COLLECTED DATA:
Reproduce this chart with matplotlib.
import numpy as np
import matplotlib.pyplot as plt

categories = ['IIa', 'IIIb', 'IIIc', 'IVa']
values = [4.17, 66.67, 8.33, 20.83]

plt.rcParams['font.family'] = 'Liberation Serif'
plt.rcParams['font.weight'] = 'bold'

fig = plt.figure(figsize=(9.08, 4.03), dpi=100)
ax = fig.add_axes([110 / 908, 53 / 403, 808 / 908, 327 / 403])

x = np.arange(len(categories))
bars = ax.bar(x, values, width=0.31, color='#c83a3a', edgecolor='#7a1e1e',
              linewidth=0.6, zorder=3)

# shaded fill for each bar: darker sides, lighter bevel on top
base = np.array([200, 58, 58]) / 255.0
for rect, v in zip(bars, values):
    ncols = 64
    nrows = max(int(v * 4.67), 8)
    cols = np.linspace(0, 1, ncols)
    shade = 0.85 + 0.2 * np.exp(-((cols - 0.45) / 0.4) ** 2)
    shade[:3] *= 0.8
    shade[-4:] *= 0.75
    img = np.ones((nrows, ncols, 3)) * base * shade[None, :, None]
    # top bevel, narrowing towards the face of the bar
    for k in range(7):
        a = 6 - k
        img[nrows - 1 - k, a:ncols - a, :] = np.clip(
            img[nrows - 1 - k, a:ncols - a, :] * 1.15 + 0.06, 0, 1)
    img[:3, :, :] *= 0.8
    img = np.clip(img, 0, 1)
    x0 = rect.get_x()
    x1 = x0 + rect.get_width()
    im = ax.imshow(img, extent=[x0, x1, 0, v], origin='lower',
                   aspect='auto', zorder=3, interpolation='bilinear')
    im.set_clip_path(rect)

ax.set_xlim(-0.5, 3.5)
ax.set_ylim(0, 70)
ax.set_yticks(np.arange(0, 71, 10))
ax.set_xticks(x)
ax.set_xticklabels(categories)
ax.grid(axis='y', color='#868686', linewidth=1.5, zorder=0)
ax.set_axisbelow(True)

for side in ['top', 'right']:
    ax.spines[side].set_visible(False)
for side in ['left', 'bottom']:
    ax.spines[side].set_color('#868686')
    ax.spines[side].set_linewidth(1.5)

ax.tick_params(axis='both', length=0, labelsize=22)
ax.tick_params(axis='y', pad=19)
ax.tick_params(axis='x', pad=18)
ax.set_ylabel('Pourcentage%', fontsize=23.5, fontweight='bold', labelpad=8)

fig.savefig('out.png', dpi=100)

WHAT IS EXPECTED: Each line from the top of the material above through the line with "plt.rcParams['font.weight'] = 'bold'" must be echoed exactly, and no other line.

REPLY:
Reproduce this chart with matplotlib.
import numpy as np
import matplotlib.pyplot as plt

categories = ['IIa', 'IIIb', 'IIIc', 'IVa']
values = [4.17, 66.67, 8.33, 20.83]

plt.rcParams['font.family'] = 'Liberation Serif'
plt.rcParams['font.weight'] = 'bold'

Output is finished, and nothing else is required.